Audiences trail the life of Itso (Hristo Hristov), a laboring woodcrafter and former methadone user. His addiction prevails, and he often must drink beer in order to dull his withdrawal. Meanwhile, the relatively young Georgi (Ovanes Torosyan) reluctantly becomes a member of a fascist neo-Nazi gang. Fate intervenes when Itso and Georgi find themselves together in the middle of one of the gang’s horrific beatings of a group of Turkish tourists from Istanbul. The characters’ personalities completely unravel during this exciting pinnacle of the film, as Georgi flees from both guilt and horror while Itso steps up as a brave and altruistic protagonist.

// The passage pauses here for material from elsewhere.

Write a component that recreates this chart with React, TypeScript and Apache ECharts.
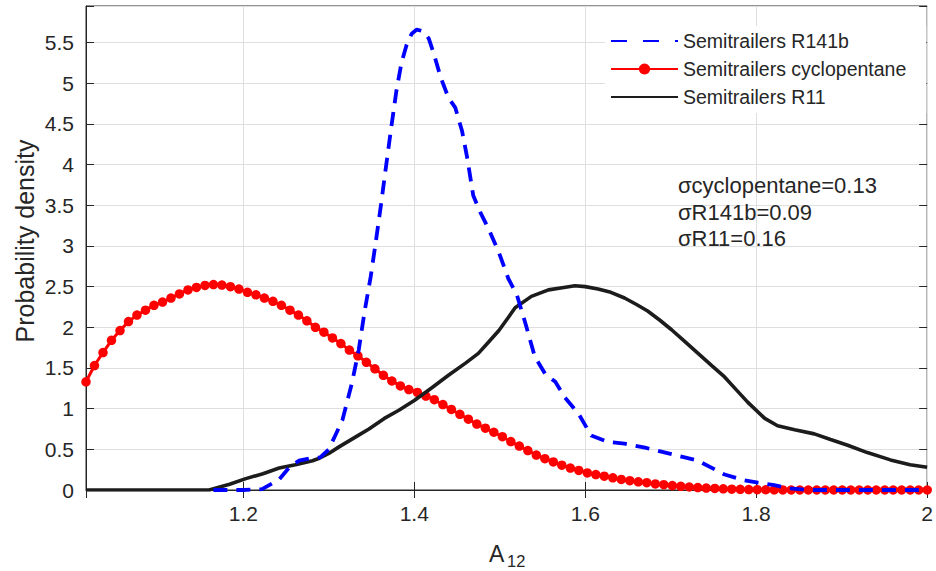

His deed is rewarded, and Itso finds himself in love with the daughter of the family, Isil. As their relationship begins, it is apparent that Itso has been looking in all the wrong places for the meaning of existence. Isil’s fresh, vivacious soul brings light into the heart of a man who, for too much of his life, has spent time in a dreary, cold and lonely place. At the same time, Georgi, contemplating his actions during the beating, begins to question the nature of his existence and searches for a new perspective in life.
While both characters ultimately enter their transitions, the film is not to be taken as a Hollywood happy-ender. “Eastern Plays” resembles more what it appears to be calling to attention: a set of intertwining tragic plays. Despite a rebirth of most characters, the main character, Sofia herself, still remains a city of ruin.
Ironically and heartbreakingly, Hristo Hristov died of a drug overdose before the end of the production. The realism from the film is unsurpassed in that its characters know the city that they represent and themselves live these lives onscreen and off.
Half-documentary, half-play, Kalev’s masterpiece cannot be ignored. It is revolutionary for the world of film; it is quite frankly one of the few movies which so carefully casts picking a majority of non-professionals, who rather than know how to fit the molds of particular characters, already live the lives of their on-screen counterparts.
“Eastern Plays” is recommended for all film lovers. The symbolism is wonderful, the narration is choppy and real, the handheld cinematography engulfs audiences with a sense of constant turmoil, and magically, as film is supposed to do, the movie embraces viewers with an overall sense of bitter sweetness.